=== GIVEN DATA ===

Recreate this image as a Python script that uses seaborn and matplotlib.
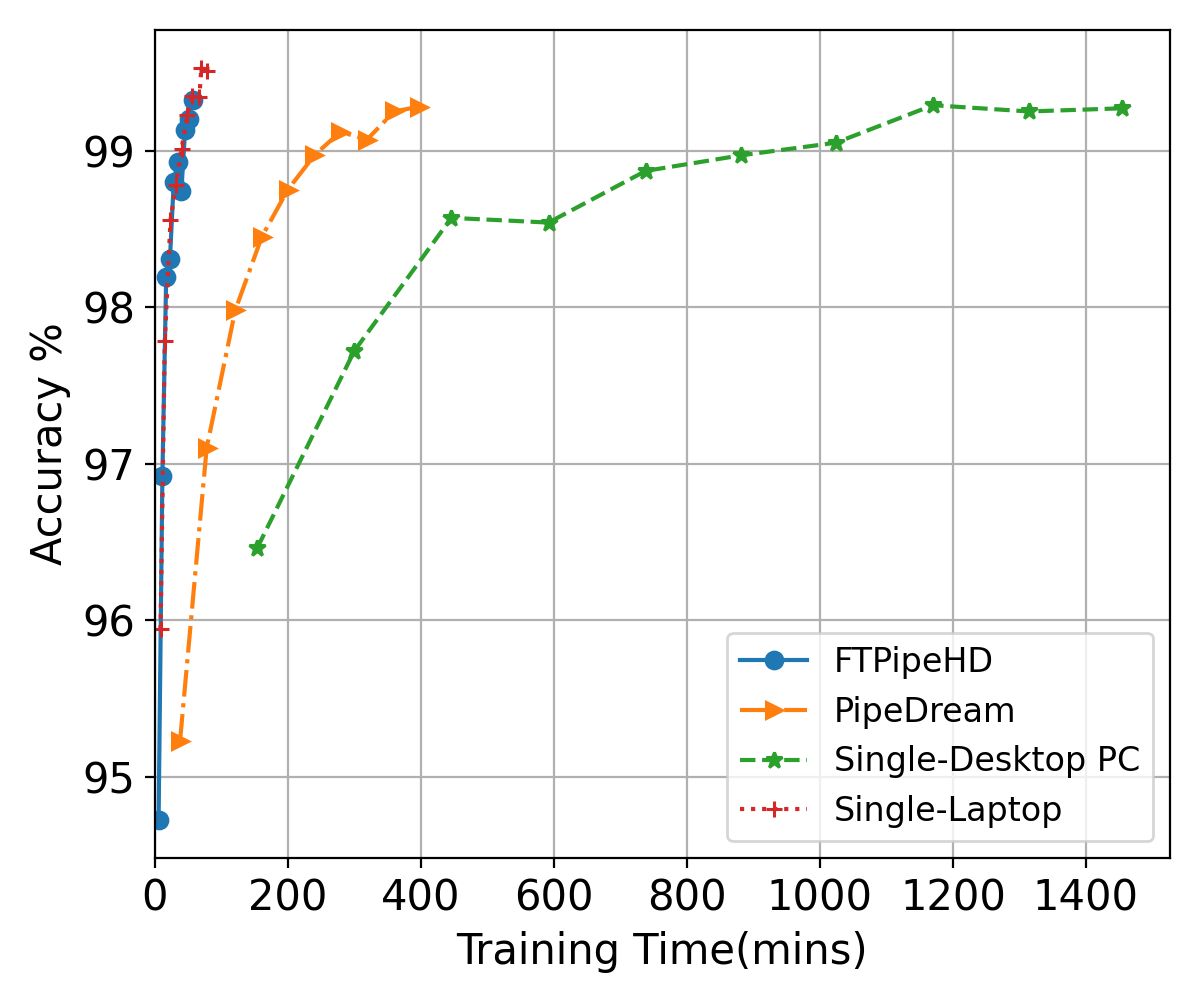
import pandas as pd
import matplotlib
matplotlib.use("Agg")
import matplotlib.pyplot as plt
import seaborn as sns

# training time (mins) vs accuracy for each setup
ftpipehd_time = [5.7, 11.4, 17.1, 22.8, 28.5, 34.2, 39.9, 45.6, 51.3, 57.0]
ftpipehd_acc = [94.72, 96.92, 98.19, 98.31, 98.80, 98.93, 98.74, 99.13, 99.20, 99.32]

pipedream_time = [38, 78, 121, 161, 200, 240, 279, 319, 360, 397]
pipedream_acc = [95.23, 97.10, 97.98, 98.45, 98.75, 98.97, 99.12, 99.07, 99.25, 99.28]

desktop_time = [154, 300, 446, 592, 738, 882, 1024, 1170, 1314, 1454]
desktop_acc = [96.46, 97.72, 98.57, 98.54, 98.87, 98.97, 99.05, 99.29, 99.25, 99.27]

laptop_time = [8.6, 15, 23.6, 31.6, 40.2, 49, 56.5, 67, 70, 79]
laptop_acc = [95.94, 97.78, 98.555, 98.78, 99.01, 99.23, 99.35, 99.34, 99.53, 99.51]

series = [
    ("FTPipeHD", ftpipehd_time, ftpipehd_acc, "o", "-", "C0"),
    ("PipeDream", pipedream_time, pipedream_acc, ">", "-.", "C1"),
    ("Single-Desktop PC", desktop_time, desktop_acc, "*", "--", "C2"),
    ("Single-Laptop", laptop_time, laptop_acc, "+", ":", "C3"),
]

fig, ax = plt.subplots(figsize=(6, 5), dpi=200)
for name, t, acc, mk, ls, col in series:
    df = pd.DataFrame({"time": t, "acc": acc})
    sns.lineplot(data=df, x="time", y="acc", marker=mk, linestyle=ls, color=col,
                 label=name, estimator=None, sort=False, ax=ax,
                 markersize=6, markeredgecolor=col, markeredgewidth=1.1,
                 linewidth=1.5)

ax.set_xlim(left=0)
ax.grid(True)
ax.set_xlabel("Training Time(mins)", fontsize=15)
ax.set_ylabel("Accuracy %", fontsize=15)
ax.tick_params(labelsize=15)
ax.legend(loc="lower right", fontsize=12)
fig.subplots_adjust(left=0.129, right=0.975, top=0.970, bottom=0.142)
fig.savefig("out.png")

===

* _TASK REQUIREMENTS_: Set down the material above as is, without any pictures.

* _THE ANSWER_:
Recreate this image as a Python script that uses seaborn and matplotlib.
import pandas as pd
import matplotlib
matplotlib.use("Agg")
import matplotlib.pyplot as plt
import seaborn as sns

# training time (mins) vs accuracy for each setup
ftpipehd_time = [5.7, 11.4, 17.1, 22.8, 28.5, 34.2, 39.9, 45.6, 51.3, 57.0]
ftpipehd_acc = [94.72, 96.92, 98.19, 98.31, 98.80, 98.93, 98.74, 99.13, 99.20, 99.32]

pipedream_time = [38, 78, 121, 161, 200, 240, 279, 319, 360, 397]
pipedream_acc = [95.23, 97.10, 97.98, 98.45, 98.75, 98.97, 99.12, 99.07, 99.25, 99.28]

desktop_time = [154, 300, 446, 592, 738, 882, 1024, 1170, 1314, 1454]
desktop_acc = [96.46, 97.72, 98.57, 98.54, 98.87, 98.97, 99.05, 99.29, 99.25, 99.27]

laptop_time = [8.6, 15, 23.6, 31.6, 40.2, 49, 56.5, 67, 70, 79]
laptop_acc = [95.94, 97.78, 98.555, 98.78, 99.01, 99.23, 99.35, 99.34, 99.53, 99.51]

series = [
    ("FTPipeHD", ftpipehd_time, ftpipehd_acc, "o", "-", "C0"),
    ("PipeDream", pipedream_time, pipedream_acc, ">", "-.", "C1"),
    ("Single-Desktop PC", desktop_time, desktop_acc, "*", "--", "C2"),
    ("Single-Laptop", laptop_time, laptop_acc, "+", ":", "C3"),
]

fig, ax = plt.subplots(figsize=(6, 5), dpi=200)
for name, t, acc, mk, ls, col in series:
    df = pd.DataFrame({"time": t, "acc": acc})
    sns.lineplot(data=df, x="time", y="acc", marker=mk, linestyle=ls, color=col,
                 label=name, estimator=None, sort=False, ax=ax,
                 markersize=6, markeredgecolor=col, markeredgewidth=1.1,
                 linewidth=1.5)

ax.set_xlim(left=0)
ax.grid(True)
ax.set_xlabel("Training Time(mins)", fontsize=15)
ax.set_ylabel("Accuracy %", fontsize=15)
ax.tick_params(labelsize=15)
ax.legend(loc="lower right", fontsize=12)
fig.subplots_adjust(left=0.129, right=0.975, top=0.970, bottom=0.142)
fig.savefig("out.png")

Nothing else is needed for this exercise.